WHAT THIS TASK INVOLVES = The listing below must be repeated word for word, with its images excluded.

DATASET CONTENT =
┄┄┄┄┄┄

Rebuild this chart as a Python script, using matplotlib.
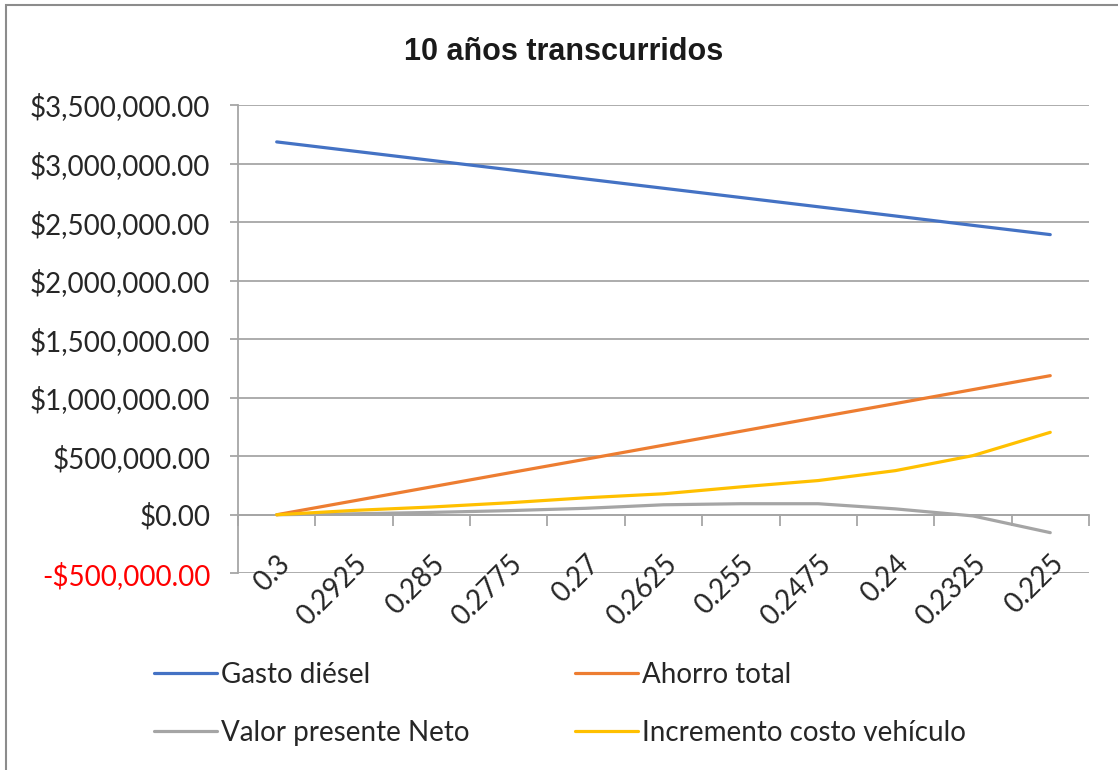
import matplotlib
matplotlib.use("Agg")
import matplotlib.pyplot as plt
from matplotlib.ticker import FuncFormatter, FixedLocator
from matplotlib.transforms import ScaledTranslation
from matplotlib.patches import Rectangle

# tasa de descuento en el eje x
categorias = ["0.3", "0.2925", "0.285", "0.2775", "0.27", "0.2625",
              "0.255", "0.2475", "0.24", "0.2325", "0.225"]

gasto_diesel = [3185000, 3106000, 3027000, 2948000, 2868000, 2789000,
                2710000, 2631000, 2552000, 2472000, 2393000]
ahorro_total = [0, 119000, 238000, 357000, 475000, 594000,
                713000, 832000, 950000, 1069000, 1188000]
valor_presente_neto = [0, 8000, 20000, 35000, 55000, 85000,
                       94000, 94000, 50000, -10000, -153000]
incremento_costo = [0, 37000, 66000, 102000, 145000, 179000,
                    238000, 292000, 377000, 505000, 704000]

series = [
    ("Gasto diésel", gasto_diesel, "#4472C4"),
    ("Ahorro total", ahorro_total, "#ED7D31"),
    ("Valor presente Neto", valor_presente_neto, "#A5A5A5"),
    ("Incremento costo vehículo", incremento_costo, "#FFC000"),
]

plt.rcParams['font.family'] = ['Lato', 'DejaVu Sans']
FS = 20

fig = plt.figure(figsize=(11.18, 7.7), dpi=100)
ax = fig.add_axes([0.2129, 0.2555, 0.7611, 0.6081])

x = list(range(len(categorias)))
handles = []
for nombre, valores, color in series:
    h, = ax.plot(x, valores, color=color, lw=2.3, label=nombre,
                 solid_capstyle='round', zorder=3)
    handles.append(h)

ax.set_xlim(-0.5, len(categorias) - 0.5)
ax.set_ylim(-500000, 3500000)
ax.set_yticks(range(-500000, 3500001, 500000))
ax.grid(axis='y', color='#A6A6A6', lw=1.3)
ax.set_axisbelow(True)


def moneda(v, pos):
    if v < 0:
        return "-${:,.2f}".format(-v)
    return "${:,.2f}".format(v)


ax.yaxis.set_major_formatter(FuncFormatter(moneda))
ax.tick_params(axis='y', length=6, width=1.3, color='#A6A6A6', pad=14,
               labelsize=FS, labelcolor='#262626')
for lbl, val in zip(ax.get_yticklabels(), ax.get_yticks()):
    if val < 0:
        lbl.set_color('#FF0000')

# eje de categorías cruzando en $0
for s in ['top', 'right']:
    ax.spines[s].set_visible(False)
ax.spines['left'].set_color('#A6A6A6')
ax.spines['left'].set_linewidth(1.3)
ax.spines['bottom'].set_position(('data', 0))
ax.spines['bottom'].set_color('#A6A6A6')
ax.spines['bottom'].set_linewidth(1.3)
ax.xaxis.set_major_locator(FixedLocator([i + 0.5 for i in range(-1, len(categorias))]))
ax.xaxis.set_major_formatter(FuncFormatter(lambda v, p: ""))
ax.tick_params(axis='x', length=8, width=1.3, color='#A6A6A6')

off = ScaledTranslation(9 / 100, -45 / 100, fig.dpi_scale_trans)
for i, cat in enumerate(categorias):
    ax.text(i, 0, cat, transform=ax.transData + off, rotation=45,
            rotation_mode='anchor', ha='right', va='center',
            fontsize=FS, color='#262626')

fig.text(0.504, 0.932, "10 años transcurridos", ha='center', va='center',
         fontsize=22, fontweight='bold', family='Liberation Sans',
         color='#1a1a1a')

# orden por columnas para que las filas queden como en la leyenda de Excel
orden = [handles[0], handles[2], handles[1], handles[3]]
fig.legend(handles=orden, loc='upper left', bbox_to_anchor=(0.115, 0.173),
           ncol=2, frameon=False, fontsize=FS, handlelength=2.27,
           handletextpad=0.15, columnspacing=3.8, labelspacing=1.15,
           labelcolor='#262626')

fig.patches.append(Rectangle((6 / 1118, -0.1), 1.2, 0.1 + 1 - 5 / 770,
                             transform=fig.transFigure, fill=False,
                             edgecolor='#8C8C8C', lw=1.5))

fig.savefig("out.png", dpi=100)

┄┄┄┄┄┄

EXERCISE ANSWER =
Rebuild this chart as a Python script, using matplotlib.
import matplotlib
matplotlib.use("Agg")
import matplotlib.pyplot as plt
from matplotlib.ticker import FuncFormatter, FixedLocator
from matplotlib.transforms import ScaledTranslation
from matplotlib.patches import Rectangle

# tasa de descuento en el eje x
categorias = ["0.3", "0.2925", "0.285", "0.2775", "0.27", "0.2625",
              "0.255", "0.2475", "0.24", "0.2325", "0.225"]

gasto_diesel = [3185000, 3106000, 3027000, 2948000, 2868000, 2789000,
                2710000, 2631000, 2552000, 2472000, 2393000]
ahorro_total = [0, 119000, 238000, 357000, 475000, 594000,
                713000, 832000, 950000, 1069000, 1188000]
valor_presente_neto = [0, 8000, 20000, 35000, 55000, 85000,
                       94000, 94000, 50000, -10000, -153000]
incremento_costo = [0, 37000, 66000, 102000, 145000, 179000,
                    238000, 292000, 377000, 505000, 704000]

series = [
    ("Gasto diésel", gasto_diesel, "#4472C4"),
    ("Ahorro total", ahorro_total, "#ED7D31"),
    ("Valor presente Neto", valor_presente_neto, "#A5A5A5"),
    ("Incremento costo vehículo", incremento_costo, "#FFC000"),
]

plt.rcParams['font.family'] = ['Lato', 'DejaVu Sans']
FS = 20

fig = plt.figure(figsize=(11.18, 7.7), dpi=100)
ax = fig.add_axes([0.2129, 0.2555, 0.7611, 0.6081])

x = list(range(len(categorias)))
handles = []
for nombre, valores, color in series:
    h, = ax.plot(x, valores, color=color, lw=2.3, label=nombre,
                 solid_capstyle='round', zorder=3)
    handles.append(h)

ax.set_xlim(-0.5, len(categorias) - 0.5)
ax.set_ylim(-500000, 3500000)
ax.set_yticks(range(-500000, 3500001, 500000))
ax.grid(axis='y', color='#A6A6A6', lw=1.3)
ax.set_axisbelow(True)


def moneda(v, pos):
    if v < 0:
        return "-${:,.2f}".format(-v)
    return "${:,.2f}".format(v)


ax.yaxis.set_major_formatter(FuncFormatter(moneda))
ax.tick_params(axis='y', length=6, width=1.3, color='#A6A6A6', pad=14,
               labelsize=FS, labelcolor='#262626')
for lbl, val in zip(ax.get_yticklabels(), ax.get_yticks()):
    if val < 0:
        lbl.set_color('#FF0000')

# eje de categorías cruzando en $0
for s in ['top', 'right']:
    ax.spines[s].set_visible(False)
ax.spines['left'].set_color('#A6A6A6')
ax.spines['left'].set_linewidth(1.3)
ax.spines['bottom'].set_position(('data', 0))
ax.spines['bottom'].set_color('#A6A6A6')
ax.spines['bottom'].set_linewidth(1.3)
ax.xaxis.set_major_locator(FixedLocator([i + 0.5 for i in range(-1, len(categorias))]))
ax.xaxis.set_major_formatter(FuncFormatter(lambda v, p: ""))
ax.tick_params(axis='x', length=8, width=1.3, color='#A6A6A6')

off = ScaledTranslation(9 / 100, -45 / 100, fig.dpi_scale_trans)
for i, cat in enumerate(categorias):
    ax.text(i, 0, cat, transform=ax.transData + off, rotation=45,
            rotation_mode='anchor', ha='right', va='center',
            fontsize=FS, color='#262626')

fig.text(0.504, 0.932, "10 años transcurridos", ha='center', va='center',
         fontsize=22, fontweight='bold', family='Liberation Sans',
         color='#1a1a1a')

# orden por columnas para que las filas queden como en la leyenda de Excel
orden = [handles[0], handles[2], handles[1], handles[3]]
fig.legend(handles=orden, loc='upper left', bbox_to_anchor=(0.115, 0.173),
           ncol=2, frameon=False, fontsize=FS, handlelength=2.27,
           handletextpad=0.15, columnspacing=3.8, labelspacing=1.15,
           labelcolor='#262626')

fig.patches.append(Rectangle((6 / 1118, -0.1), 1.2, 0.1 + 1 - 5 / 770,
                             transform=fig.transFigure, fill=False,
                             edgecolor='#8C8C8C', lw=1.5))

fig.savefig("out.png", dpi=100)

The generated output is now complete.